Rate me

stars2

I need to talk to you about something very important to independent authors:

Independent authors need ratings.

Independent authors don’t have large advertising budgets; as a consequence, feedback and ratings are vital for building an audience and demonstrating that their work is valued.

I know, I know: it’s a hassle.  Amazon won’t let you leave just a rating – you have to leave at least a sentence feedback – and writing something vague and nondescript like, “I really enjoyed reading this novel!” is unsatisfying, whilst writing a more meaningful review that exactly captures your feelings about the book is hard work.  I hear you.  I’m working on being better at it myself.

But, to independent authors, a positive single sentence review with a rating is no small thing at all.  Get enough of those and you can get listed on websites which will only list your book if it has above a certain number of reviews: it all helps, you see.

In January 2013, I added up my sums and determined that over 1,600 people had downloaded ‘AFK’, my free Kindle novel, from amazon.com.  Only four of these people had left a rating.  That’s a quarter of 1%, and for a book they got for nothing.

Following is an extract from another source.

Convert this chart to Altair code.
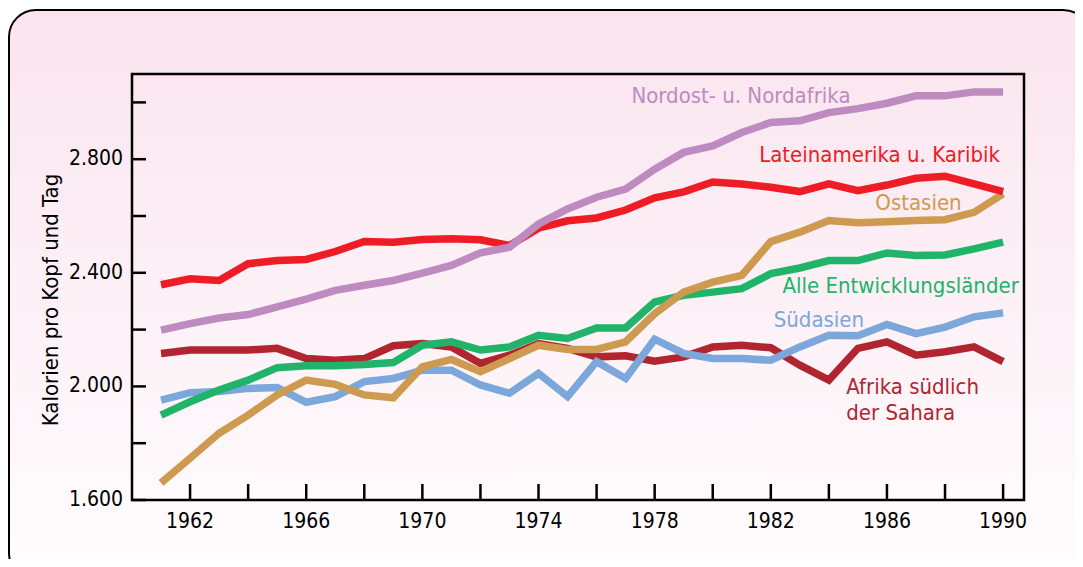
import altair as alt
import pandas as pd

years = list(range(1961, 1991))

nordost = [2198, 2221, 2241, 2253, 2280, 2307, 2338, 2356, 2373, 2399, 2426, 2470, 2490, 2572, 2625,
           2666, 2695, 2765, 2824, 2847, 2894, 2929, 2935, 2964, 2978, 2997, 3023, 3023, 3037, 3037]
latein = [2358, 2379, 2373, 2432, 2443, 2447, 2475, 2510, 2508, 2517, 2520, 2516, 2496, 2557, 2583,
          2593, 2621, 2664, 2685, 2720, 2713, 2701, 2686, 2713, 2689, 2709, 2733, 2740, 2713, 2686]
ostasien = [1660, 1747, 1835, 1899, 1970, 2022, 2007, 1970, 1960, 2069, 2095, 2052, 2098, 2145, 2130,
            2130, 2157, 2256, 2332, 2367, 2391, 2510, 2543, 2584, 2576, 2580, 2584, 2587, 2613, 2678]
alle = [1899, 1946, 1987, 2022, 2066, 2073, 2073, 2077, 2084, 2145, 2157, 2128, 2139, 2180, 2169,
        2206, 2206, 2297, 2321, 2332, 2344, 2397, 2417, 2443, 2443, 2470, 2461, 2463, 2484, 2508]
suedasien = [1952, 1978, 1982, 1993, 1996, 1944, 1964, 2017, 2028, 2057, 2057, 2005, 1976, 2046, 1964,
             2087, 2028, 2166, 2116, 2098, 2098, 2092, 2139, 2180, 2178, 2218, 2186, 2209, 2245, 2259]
afrika = [2116, 2128, 2128, 2128, 2134, 2098, 2092, 2098, 2143, 2151, 2139, 2081, 2110, 2151, 2134,
          2104, 2108, 2089, 2104, 2139, 2145, 2136, 2075, 2022, 2134, 2157, 2110, 2122, 2139, 2087]

# drawing order bottom -> top
series_names = ["afrika", "suedasien", "alle", "ostasien", "latein", "nordost"]
series_values = [afrika, suedasien, alle, ostasien, latein, nordost]
series_colors = ["#B12530", "#7BA7DA", "#20B46A", "#CD9A4F", "#EE1C25", "#BD8BBF"]

label_texts = ["Nordost- u. Nordafrika", "Lateinamerika u. Karibik", "Ostasien",
               "Alle Entwicklungsländer", "Südasien", "Afrika südlich", "der Sahara"]
label_years = [1977.2, 1981.6, 1985.6, 1982.4, 1982.1, 1984.6, 1984.6]
label_values = [3022, 2814, 2645, 2353, 2234, 1998, 1906]
label_colors = ["#BD8BBF", "#EE1C25", "#CD9A4F", "#20B46A", "#7BA7DA", "#B12530", "#B12530"]

x_tick_years = list(range(1962, 1991, 2))
y_tick_values = list(range(1600, 3001, 200))
x_label_years = [1962, 1966, 1970, 1974, 1978, 1982, 1986, 1990]
x_label_texts = ["1962", "1966", "1970", "1974", "1978", "1982", "1986", "1990"]
y_label_values = [1600, 2000, 2400, 2800]
y_label_texts = ["1.600", "2.000", "2.400", "2.800"]
y_title = "Kalorien pro Kopf und Tag"

W, H = 892, 426
FONT = "DejaVu Sans Condensed, Liberation Sans, sans-serif"

xscale = alt.Scale(domain=[1960, 1990.72], nice=False, zero=False)
yscale = alt.Scale(domain=[1600, 3100], nice=False, zero=False)


def X(field="year"):
    return alt.X(f"{field}:Q", scale=xscale, axis=None)


def Y(field="value"):
    return alt.Y(f"{field}:Q", scale=yscale, axis=None)


one = pd.DataFrame({"k": [0]})
background = alt.Chart(one).mark_rect(
    fill=alt.LinearGradient(
        gradient="linear", x1=0, y1=0, x2=0, y2=1,
        stops=[alt.GradientStop(offset=0, color="#FAE4EE"),
               alt.GradientStop(offset=1, color="#FFFDFE")]),
    stroke="black", strokeWidth=2, cornerRadius=27,
).encode(x=alt.value(-123), x2=alt.value(958), y=alt.value(-64), y2=alt.value(506))

layers = [background]
for name, vals, col in zip(series_names, series_values, series_colors):
    df = pd.DataFrame({"year": years, "value": vals})
    layers.append(alt.Chart(df).mark_line(color=col, strokeWidth=7.5, strokeCap="butt",
                                          strokeJoin="miter").encode(x=X(), y=Y()))

lab_df = pd.DataFrame({"t": label_texts, "year": label_years, "value": label_values,
                       "c": label_colors})
labels = alt.Chart(lab_df).mark_text(align="left", baseline="middle", font=FONT,
                                     fontSize=22).encode(
    x=X(), y=Y(), text="t:N", color=alt.Color("c:N", scale=None))
layers.append(labels)

# inward ticks
xt = alt.Chart(pd.DataFrame({"year": x_tick_years})).mark_rule(color="black", strokeWidth=2.5).encode(
    x=X(), y=alt.value(H), y2=alt.value(H - 16))
yt = alt.Chart(pd.DataFrame({"value": y_tick_values})).mark_rule(color="black", strokeWidth=2.5).encode(
    y=Y(), x=alt.value(0), x2=alt.value(14))
frame = alt.Chart(one).mark_rect(fillOpacity=0, stroke="black", strokeWidth=2.5).encode(
    x=alt.value(0), x2=alt.value(W), y=alt.value(0), y2=alt.value(H))

# axis labels and title
xl = alt.Chart(pd.DataFrame({"year": x_label_years, "t": x_label_texts})).mark_text(
    align="center", baseline="top", font=FONT, fontSize=21, color="black").encode(
    x=X(), y=alt.value(H + 11), text="t:N")
yl = alt.Chart(pd.DataFrame({"value": y_label_values, "t": y_label_texts})).mark_text(
    align="right", baseline="middle", font=FONT, fontSize=21, color="black").encode(
    y=Y(), x=alt.value(-9), text="t:N")
yttl = alt.Chart(pd.DataFrame({"t": [y_title]})).mark_text(
    align="center", baseline="middle", font=FONT, fontSize=22, color="black", angle=270).encode(
    x=alt.value(-81), y=alt.value(226), text="t:N")

layers += [xt, yt, frame, xl, yl, yttl]

chart = alt.layer(*layers).properties(
    width=W, height=H,
    autosize=alt.AutoSizeParams(type="none"),
    padding={"left": 124, "top": 66, "right": 51, "bottom": 59},
    background="white",
).configure_view(strokeWidth=0)

chart.save("out.html", embed_options={"renderer": "svg", "actions": False})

If you have read and enjoyed one of my novels, please consider leaving a review and rating at the place you obtained it from – be that Amazon, Smashwords, Lulu, Barnes & Noble, Apple or right here on this website in the comments section for the book you read.  If you want to go that one step further, a Facebook/Twitter/[insert latest SM thing here] share would be wonderful.  If you blog and would like to review one of my books there, that would be fantastic.

But a single sentence review at Amazon is also great.  Really.  It helps me tremendously and I cannot tell you just how much I love seeing just that an extra person has read one of my books and enjoyed it.

You’ll put a smile on my face, I promise you.

3 thoughts on “Rate me

    1. Hi Luna. I doubt anyone would believe me if I said I would *like* negative reviews! I ultimately don’t *mind* negative reviews, however, so long as they’re fair. A friend of mine who has no knowledge of Second Life once read AFK and said it wasn’t for him. Fair enough. If someone were to critique aspects of the plot or my writing style or the technical accuracy of my books I could probably live with that (though, as I say, I might not ‘like’ it). What does irk, though, is when people leave a one star review and a line of text that is either difficult to interpret or suggests they have not read the book or understood a key element. For example, ‘The grammar was poor’ for a novel mostly based on dialogue in SL where I am intentionally mimicking the writing style of certain residents.

      But anyway the point of the post above is not to try to dissuade people who disliked one of my novels from leaving a bad review, but to try to persuade people who liked one of my novels to leave one. If ten people read a book I wrote and nine like it but don’t leave a review whilst the one who hated it leaves a bad one, you can understand why that might peeve me just a little as a writer, right?